Most of the New Party’s history has been lost in the digital age. It was established in 1992 and started to die out in 1998, well before Google and the modern web were established. But through lengthy searches of the Nexis archive and microfilm at the local university library, I’ve been able to piece this together.
The New Party was established in 1992 “by union activist Sandy Pope and University of Wisconsin professor Joel Rogers,” USA Today reported on November 16, 1992. The paper wrote that the new party was “self-described [as] ‘socialist democratic.’”
Throughout its creation and rise, the New Party sought to unite alienated leftists who had grown disgusted by Bill Clinton’s embrace of the center-left Democratic Leadership Council. The Wisconsin State Journal summed up where the Left was in February of 1992. “Angry Americans,” Jesse Waldman wrote, “particularly left-wing Democrats, are tired of choosing between the lesser of two evils when they go to the ballot now.” A July 4, 1996, column in the Los Angeles Times by Todd Gitlin, which championed the New Party as “both old-fashioned and elegant” proclaimed the New Party as a path to victory for leftists alienated by the Democrats and Republicans. Capturing the mood of the left in a May 31, 1998 article for the leftist magazine In These Times, Doug Ireland wrote, “As Bob Master of the Communication Workers of America — the point-man for the new labor ballot line — puts it: ‘The political perspective of labor and working people has no voice in state politics, especially since the Democratic Party has moved to the right.”

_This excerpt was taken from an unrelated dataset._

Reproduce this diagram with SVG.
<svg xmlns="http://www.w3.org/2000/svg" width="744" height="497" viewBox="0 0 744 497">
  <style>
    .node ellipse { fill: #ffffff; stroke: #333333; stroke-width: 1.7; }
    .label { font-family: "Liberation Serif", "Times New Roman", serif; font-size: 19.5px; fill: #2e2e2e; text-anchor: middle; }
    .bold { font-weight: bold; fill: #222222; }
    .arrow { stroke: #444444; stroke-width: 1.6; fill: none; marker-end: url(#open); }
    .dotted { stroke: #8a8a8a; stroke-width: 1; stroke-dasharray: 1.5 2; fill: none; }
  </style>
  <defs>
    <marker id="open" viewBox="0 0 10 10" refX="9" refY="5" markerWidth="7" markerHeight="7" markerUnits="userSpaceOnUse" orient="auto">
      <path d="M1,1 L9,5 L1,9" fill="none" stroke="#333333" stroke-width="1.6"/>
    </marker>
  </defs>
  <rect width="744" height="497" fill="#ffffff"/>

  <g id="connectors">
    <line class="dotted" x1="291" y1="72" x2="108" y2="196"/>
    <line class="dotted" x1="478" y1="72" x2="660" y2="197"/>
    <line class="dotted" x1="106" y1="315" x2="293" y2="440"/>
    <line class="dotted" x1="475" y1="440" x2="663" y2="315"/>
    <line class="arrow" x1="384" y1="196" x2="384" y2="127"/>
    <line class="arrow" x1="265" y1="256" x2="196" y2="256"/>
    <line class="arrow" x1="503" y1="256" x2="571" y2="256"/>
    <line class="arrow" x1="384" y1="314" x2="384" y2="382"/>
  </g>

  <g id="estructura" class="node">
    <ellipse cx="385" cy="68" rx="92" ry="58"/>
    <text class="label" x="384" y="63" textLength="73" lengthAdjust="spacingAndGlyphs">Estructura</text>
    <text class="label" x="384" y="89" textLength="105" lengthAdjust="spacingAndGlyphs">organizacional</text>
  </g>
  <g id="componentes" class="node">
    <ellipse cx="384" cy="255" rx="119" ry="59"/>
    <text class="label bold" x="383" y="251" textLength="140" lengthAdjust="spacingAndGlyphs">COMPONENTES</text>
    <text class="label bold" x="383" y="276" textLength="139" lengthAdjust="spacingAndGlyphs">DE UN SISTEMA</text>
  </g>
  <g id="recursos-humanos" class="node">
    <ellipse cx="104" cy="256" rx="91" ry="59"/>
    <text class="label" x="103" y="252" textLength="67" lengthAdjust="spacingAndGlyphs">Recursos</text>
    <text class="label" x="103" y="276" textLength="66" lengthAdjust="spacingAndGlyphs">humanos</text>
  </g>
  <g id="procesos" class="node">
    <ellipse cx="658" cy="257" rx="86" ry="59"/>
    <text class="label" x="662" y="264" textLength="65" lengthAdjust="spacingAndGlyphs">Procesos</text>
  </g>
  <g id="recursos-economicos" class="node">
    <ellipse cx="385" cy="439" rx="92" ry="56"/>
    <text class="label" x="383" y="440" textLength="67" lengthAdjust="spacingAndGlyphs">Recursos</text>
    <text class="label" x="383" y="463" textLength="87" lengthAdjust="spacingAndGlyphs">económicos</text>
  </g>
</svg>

The seeds, however, had been sown all the way back in 1988. Quoting John Nichols in the March 22, 1998 issue of In These Times, “The roots of the New Party go back to the aftermath of Jesse Jackson’s run for president in 1988. At that time, Dan Cantor, who had served as labor coordinator for the Jackson campaign, and University of Wisconsin sociology professor Joel Rogers began talking about how to formulate an alternative between the increasingly indistinguishable Democratic-Republican monolith.”
It is no great leap to say, as a result, that Barack Obama’s rise to the Democratic nomination is the child of Jesse Jackson’s defeat.